Das Erlebnis ist so beeindruckend, dass wir fast mühelos wieder auf den Trawiessattel aufsteigen. Eigentlich hatte ich Sorge, dass uns der Gegenanstieg nerven würde, da wir ja schon genug in den Beinen hatten. Aber nichts und auch das „gefährliche“ Schneefeld war ohne Steigeisen gut begehbar. Also, Stöcke sind angenehm und empfehlenswert, und auf den Weg muss man natürlich auch schauen – watch your step!
Der restliche Teil unserer Tour, also nach den Steinböcken, ist eigentlich kaum noch erwähnenswert. Die Gamskitze, die wir sehen, sind natürlich schon jedes Jahr im Frühsommer ein freudiger Anblick. Aber Gämsen sind scheue Tiere und so sieht man sie meist nur aus der Ferne. Überrascht man sie mal, dann bekommt nur ihren Hintern aufs Foto, weil sie so schnell weg sind.
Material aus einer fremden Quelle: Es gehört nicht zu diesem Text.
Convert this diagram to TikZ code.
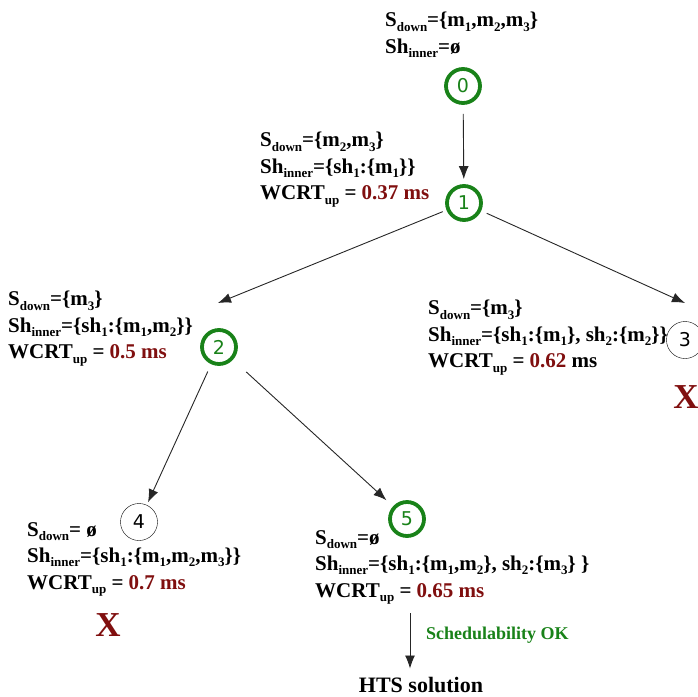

Auch die Murmel geben Fersengeld und lassen sich aufgrund ihrer geringen Größe somit gar nicht recht fotografieren.
Wir steigen also vom G’hacktbrunn denselben Weg wie im Aufstieg wieder ab und sind nach acht Stunden Gehzeit wieder beim Bodenbauer. Seit 1. Juni gibt es hier neue Pächter. Die ebenso junge wie engagierte Kerstin erzählt uns, dass sie nun seit zwei Monaten hier hinten in dem Graben ist. Bergsteiger-Torte und Kaffee sind ein Genuss. Und Internet oder Handyempfang gibt es auch nicht. Wer also mal ausspannen will, kann das Alpenhotel Bodenbauer durchaus in Betracht ziehen. Zum Mittagessen dann aufs Schiestlhaus und der Tag ist gut gefüllt!